Paul Seixas will be the youngest rider to start a Tour de France in 89 years
Paris (France) (AFP) - French teenage prodigy Paul Seixas announced on Monday that he will ride the Tour de France in July for the first time, raising hopes of a first home winner in more than four decades.
No Frenchman has won the Tour since Bernard Hinault did so for a record-equalling fifth time in 1985.
“It is my childhood dream, something I’ve often dreamed about and now it’s so close,” Seixas said in a statement published by his Decathlon CMA CGM team.
The 19-year-old has been in stunning form this season, winning seven races and pushing all-time great Tadej Pogacar close in the Liege-Bastogne-Liege Monument one-day classic a week ago.

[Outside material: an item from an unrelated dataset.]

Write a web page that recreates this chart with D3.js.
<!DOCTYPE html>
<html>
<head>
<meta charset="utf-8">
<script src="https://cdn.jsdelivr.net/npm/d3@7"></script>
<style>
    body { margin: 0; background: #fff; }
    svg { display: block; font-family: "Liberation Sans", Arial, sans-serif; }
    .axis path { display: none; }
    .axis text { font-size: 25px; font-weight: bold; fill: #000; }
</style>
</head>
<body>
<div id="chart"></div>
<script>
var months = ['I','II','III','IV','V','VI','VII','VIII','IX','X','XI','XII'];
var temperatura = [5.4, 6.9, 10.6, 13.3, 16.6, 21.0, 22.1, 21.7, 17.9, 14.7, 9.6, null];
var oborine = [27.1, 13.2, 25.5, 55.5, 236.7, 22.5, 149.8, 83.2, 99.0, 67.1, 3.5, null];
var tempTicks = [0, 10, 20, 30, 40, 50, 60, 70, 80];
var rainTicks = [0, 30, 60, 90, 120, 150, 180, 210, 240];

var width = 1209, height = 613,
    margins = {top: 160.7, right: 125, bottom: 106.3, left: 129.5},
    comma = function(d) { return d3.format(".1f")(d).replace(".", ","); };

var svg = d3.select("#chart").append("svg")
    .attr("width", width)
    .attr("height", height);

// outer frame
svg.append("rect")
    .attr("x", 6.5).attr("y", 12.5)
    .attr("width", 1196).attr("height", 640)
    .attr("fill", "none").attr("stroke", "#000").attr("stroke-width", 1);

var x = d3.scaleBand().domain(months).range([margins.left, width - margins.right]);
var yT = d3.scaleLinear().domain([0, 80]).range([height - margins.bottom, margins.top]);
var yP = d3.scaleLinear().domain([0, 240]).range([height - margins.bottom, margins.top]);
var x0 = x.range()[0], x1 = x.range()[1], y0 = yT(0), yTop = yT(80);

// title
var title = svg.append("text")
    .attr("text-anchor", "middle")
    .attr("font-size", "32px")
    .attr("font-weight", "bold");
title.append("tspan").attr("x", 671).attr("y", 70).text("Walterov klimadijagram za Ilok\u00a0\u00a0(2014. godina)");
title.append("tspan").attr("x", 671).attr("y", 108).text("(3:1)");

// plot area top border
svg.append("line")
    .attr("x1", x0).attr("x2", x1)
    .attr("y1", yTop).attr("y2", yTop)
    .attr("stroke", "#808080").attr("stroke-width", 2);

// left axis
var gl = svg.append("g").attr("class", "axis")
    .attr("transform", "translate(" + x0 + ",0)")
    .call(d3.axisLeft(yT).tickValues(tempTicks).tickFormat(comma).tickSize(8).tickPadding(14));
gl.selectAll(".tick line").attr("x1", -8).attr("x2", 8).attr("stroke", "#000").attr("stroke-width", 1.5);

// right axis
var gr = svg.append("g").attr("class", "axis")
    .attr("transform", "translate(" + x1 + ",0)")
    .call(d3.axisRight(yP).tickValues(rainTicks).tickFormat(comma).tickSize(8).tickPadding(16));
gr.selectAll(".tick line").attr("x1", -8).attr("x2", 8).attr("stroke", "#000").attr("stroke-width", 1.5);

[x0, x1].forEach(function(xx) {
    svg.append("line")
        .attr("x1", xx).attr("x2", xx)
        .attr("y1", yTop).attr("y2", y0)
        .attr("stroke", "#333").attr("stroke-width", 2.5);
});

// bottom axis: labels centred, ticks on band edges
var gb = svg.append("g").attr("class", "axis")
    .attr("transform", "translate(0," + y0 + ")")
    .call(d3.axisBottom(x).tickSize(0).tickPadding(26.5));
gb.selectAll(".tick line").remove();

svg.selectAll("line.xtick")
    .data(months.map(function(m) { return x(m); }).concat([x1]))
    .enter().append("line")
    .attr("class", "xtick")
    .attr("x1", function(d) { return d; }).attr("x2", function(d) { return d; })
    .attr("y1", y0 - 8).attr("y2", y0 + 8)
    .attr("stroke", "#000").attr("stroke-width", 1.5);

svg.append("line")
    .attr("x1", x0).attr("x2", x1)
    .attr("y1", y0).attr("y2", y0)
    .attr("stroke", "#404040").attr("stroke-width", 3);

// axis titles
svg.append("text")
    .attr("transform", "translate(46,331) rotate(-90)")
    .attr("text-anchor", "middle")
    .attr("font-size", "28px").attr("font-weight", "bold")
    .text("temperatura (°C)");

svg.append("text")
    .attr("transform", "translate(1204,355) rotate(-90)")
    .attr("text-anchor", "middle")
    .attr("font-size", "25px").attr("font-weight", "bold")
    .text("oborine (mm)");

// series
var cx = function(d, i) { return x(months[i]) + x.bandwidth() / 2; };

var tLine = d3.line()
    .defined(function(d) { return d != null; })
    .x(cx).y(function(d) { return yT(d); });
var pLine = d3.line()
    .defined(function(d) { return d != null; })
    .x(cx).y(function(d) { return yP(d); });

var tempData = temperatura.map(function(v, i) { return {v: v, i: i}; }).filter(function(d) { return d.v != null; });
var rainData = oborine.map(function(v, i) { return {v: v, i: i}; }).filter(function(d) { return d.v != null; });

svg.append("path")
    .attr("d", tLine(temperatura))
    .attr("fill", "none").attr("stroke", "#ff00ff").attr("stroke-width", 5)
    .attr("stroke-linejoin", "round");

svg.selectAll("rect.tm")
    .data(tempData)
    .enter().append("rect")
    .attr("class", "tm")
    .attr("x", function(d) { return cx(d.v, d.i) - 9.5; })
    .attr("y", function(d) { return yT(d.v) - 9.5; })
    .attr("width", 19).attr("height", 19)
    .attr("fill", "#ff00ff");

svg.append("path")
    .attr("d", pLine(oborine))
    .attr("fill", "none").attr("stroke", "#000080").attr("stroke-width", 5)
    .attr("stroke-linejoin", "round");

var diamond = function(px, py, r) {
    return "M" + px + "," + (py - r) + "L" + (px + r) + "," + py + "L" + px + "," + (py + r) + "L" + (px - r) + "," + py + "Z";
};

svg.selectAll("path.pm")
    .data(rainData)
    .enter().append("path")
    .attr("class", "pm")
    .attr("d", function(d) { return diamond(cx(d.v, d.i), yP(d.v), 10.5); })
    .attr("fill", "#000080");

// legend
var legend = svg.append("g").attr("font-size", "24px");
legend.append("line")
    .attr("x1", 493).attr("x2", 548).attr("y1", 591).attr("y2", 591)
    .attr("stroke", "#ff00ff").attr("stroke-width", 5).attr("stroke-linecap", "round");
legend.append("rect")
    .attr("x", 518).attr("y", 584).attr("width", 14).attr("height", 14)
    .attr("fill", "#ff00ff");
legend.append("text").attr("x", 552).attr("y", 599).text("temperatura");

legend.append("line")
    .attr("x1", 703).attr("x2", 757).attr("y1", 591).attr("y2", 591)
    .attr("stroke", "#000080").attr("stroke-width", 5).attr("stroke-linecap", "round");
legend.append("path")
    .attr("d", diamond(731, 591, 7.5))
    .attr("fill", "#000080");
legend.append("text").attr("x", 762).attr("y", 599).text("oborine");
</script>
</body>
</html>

Seixas has ridden two week-long stage races and four one-day classics this season, and has not finished below second.
He insisted that he is not planning to ride the Tour just to gain experience.

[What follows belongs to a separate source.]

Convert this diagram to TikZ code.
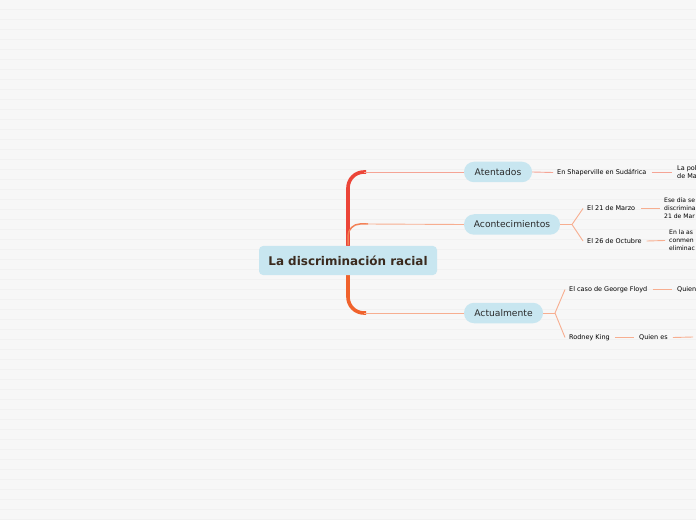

“My results since the start of the season have given me a lot of confidence – I feel ready and I will have ambitious objectives,” he added.
He will be the youngest rider to start a Tour in 89 years when the Grand Boucle begins in Barcelona on July 4.
In a video posted to social media by Decathlon, he is shown visiting his grandparents in the eastern Haut-Savoie region near his home in Lyon.
“I’ve come here to announce to you something special, I have a race in July,” he tells his grandparents, before they guess that he is talking about the Tour.
Seixas’s potential participation in the sport’s most prestigious race has been the subject of much speculation, which has only intensified with his performances.
“He has had a remarkable start to the season and is already one of the best riders in the world,” his team boss Dominique Serieys said.
- Pogacar ‘destroys his rivals’ -
Many experts believe it is too soon for Seixas to tackle the 3,333-kilometre (2,069 mile), three-week race, which includes eight mountain stages, including five summit finishes.
It will be his first grand tour and the first time he has tackled a race longer than eight days.
World champion Tadej Pogacar finished third in his first Grand Tour, the 2019 Vuelta a Espana
But he has excelled in every other challenge put before him this season.
“If he’s not ready, then who is ready?” his Belgian team-mate Oliver Naesen told Cyclingnews last month.
“He’s 100 percent ready to go to the Tour.”
But Marc Madiot, the sporting director of rival French team Groupama-FDJ United, believes it would be unwise for the young star to compete so soon.
“We underestimate what the Tour de France is,” he told RMC radio station on Sunday.
“When you ride the Tour de France… you enter into a washing machine which wears you down, which devours you day after day,” he added.
And in four-time winner Pogacar, Seixas will be up against “someone who destroys his rivals mentally one after another, even his own team-mates.”
- Ahead of Pogacar -
Seixas’s second season as a professional has been astonishing.
He began by finishing second in the Tour of the Algarve before winning the Ardeche Classic.
Two-time Tour de France winner Jonas Vingegaard will provide extra competition for Paul Seixas
He was second to Pogacar at Strade Bianche, won the Tour of the Basque Country and then Fleche Wallonne, before finishing second in Liege.
He also won one stage at the Tour of the Algarve and three in the Basque Country.
At World Tour level he has won both a one-day classic and a stage race already.
World champion Pogacar was 20 before he won a World Tour stage race and 22 before he won a one-day classic at that level.
Seixas is even ahead of Olympic champion Remco Evenepoel, who won a World Tour one-day classic at 19 but did not win a stage race at that level until the following year.
Pogacar finished third in his first Grand Tour, the 2019 Vuelta a Espana, but won the Tour de France at the first attempt the following year.
Evenepoel failed to finish his first Grand Tour, the 2021 Giro d’Italia, but like Pogacar, won his second, the 2022 Vuelta.